Crawl runs fine for a while then everything times out
This article provides advice on investigating a crawl that runs normally then starts to time out.
This could be caused by a number of things including:
-
The internet connection goes down during the crawl. Try to run another update later and see if the same behavior is exhibited.
-
A network device or policy set within network infrastructure may detect the crawl as denial of service attack, or the might be a policy that only allows a certain number of requests from an IP address within any time period. When this happens the request packets will often be silently drops resulting in request timeouts. You’ll see perfectly normal requests in the log file then suddenly all requests (usually to the same domain) will timeout for the rest of the crawl. Try to increase the crawler’s request delay (set the
crawler.request_delay
in the data source configuration) then run another crawl (note you might have to wait for a period of time before you’ll be allowed to crawl again). If this is successful you should try to get the Funnelback crawler IP (or user agent) added to the allow list for the network device.

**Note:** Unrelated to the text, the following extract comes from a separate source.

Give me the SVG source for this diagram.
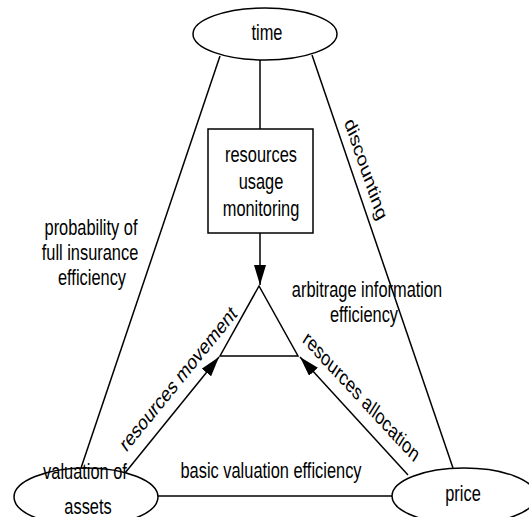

If this is not possible you can use the configuration option to set the request delay, of if it’s a multi-domain crawl and you only want to lower the request delay for a specific domain you can use Site profiles to set the delay only for the affected domain.Increasing the crawler.request_delay
in the data source configuration on a large multi-domain crawl will increase the time it takes to gather all the content. -
A session cookie required for the crawl has expired. If you are using form-based authentication you may need to set the
crawler.monitor_authentication_cookie_renewal_interval
option in the data source configuration. -
The crawler has run out of memory. Check the web crawler logs for out of memory errors. If you’ve run out of memory you may need to increase the allocated memory by setting
gather.max_heap_size
in the data source configuration.